After you visit a school, give yourself some time to reflect on what you’ve seen. Sometimes what feels like love at first sight sours on further reflection. And sometimes a school that didn’t seem right at first glance may grow on you. Don’t let yourself be pressured by schools that attempt to create a sense of urgency by using words like “waitlist” and “we can’t promise there will still be space” and “only one space left.” Yes, there’s a chance that a preschool will totally fill up while you’re deciding, but if it does, there are plenty of other good options out there. Assuming you live in an area with multiple good preschools (like Seattle’s Eastside!), you can trust that you’ll find something that works for you.
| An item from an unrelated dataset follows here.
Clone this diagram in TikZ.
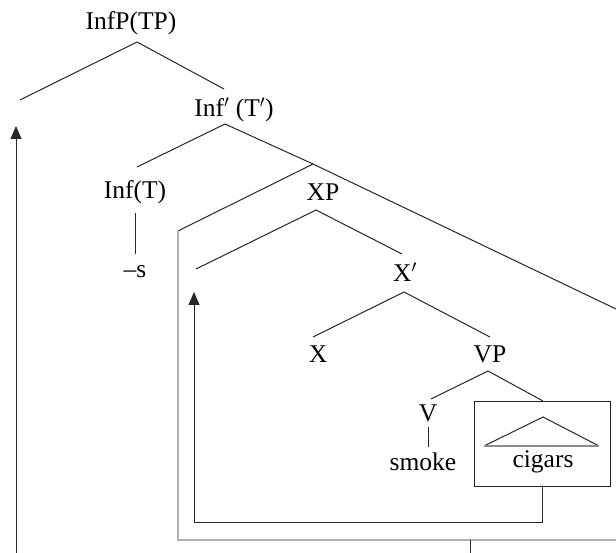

Often the right answer for your child may be a combination of options. Maybe you choose a two-day-a-week academic preschool and a two-day-a-week play-based. Or maybe you choose a structured five-morning program for your child, but ensure that your afternoons include quiet time at home and unstructured play with friends. Or maybe you “homeschool” on the academic skills, and seek out one-day-a-week dance classes, language classes, and so on. Choose the routine that works for you and the experience you want your child to have. Children benefit emotionally from a predictable routine. And their brains benefit from a wide array of experiences. You’ll have to work to find the balance that is right for your family, and right for your child’s temperament.